Illegal construction was allowed to "appease people," Achour said.

Permission was often obtained through corruption and nepotism, he added, using the example of the upmarket Phoenix restaurant, which was built over the Roman Cisterns of La Malga after the site was listed.

The families of some Mohamed Ali residents used to live on those cisterns, a collection of more than 20 huge stone containers forming one of the biggest water reservoirs in the ancient world, until the government moved them in the 1960s.

They were told to move "for archaeological reasons," said Achour and offered new houses in Mohamed Ali. Out of more than 90 households, only three remain on the site of the cistern. These original houses in the Mohamed Ali neighbourhood are legal, Achour explained.
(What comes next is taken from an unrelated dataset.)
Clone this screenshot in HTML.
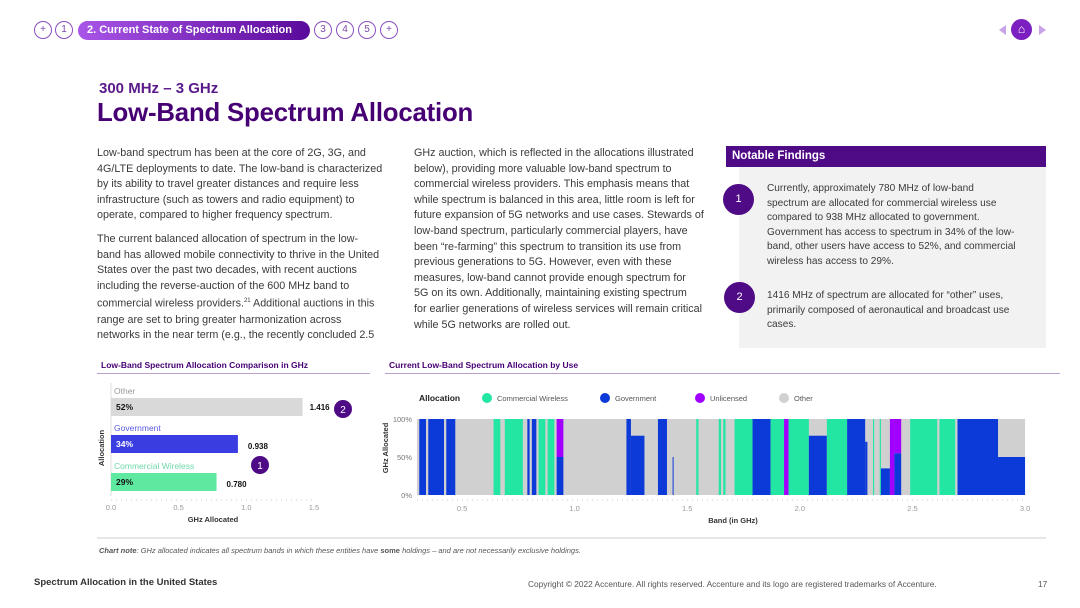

The issue is with the people living on and around the Circus who, like Sassi, legally own their land but are not allowed to build on it because of its historical value, said Bayoudh and Achour.

For now, local authorities and residents are waiting for the government to draw up a Plan for Protection and Valorisation of Carthage, which will redefine the site's boundaries.

"The question is how to share this land between the archaeological and the urban," the mayor said.

Walking through the rubble of Sassi's house, his sister Najet fumed.

Her home a few metres away is legal but located in a "control zone," meaning she needs permission from the INP for necessary repairs. Documents issued to her from the INP show those requests have repeatedly been rejected.

"Where is Carthage? Is this Carthage?" Najet said, pointing to the debris and illegal rubbish dumps surrounding her house.

"The municipality says it is archaeological but they don't even clean it. They chase people off and then do nothing for the site."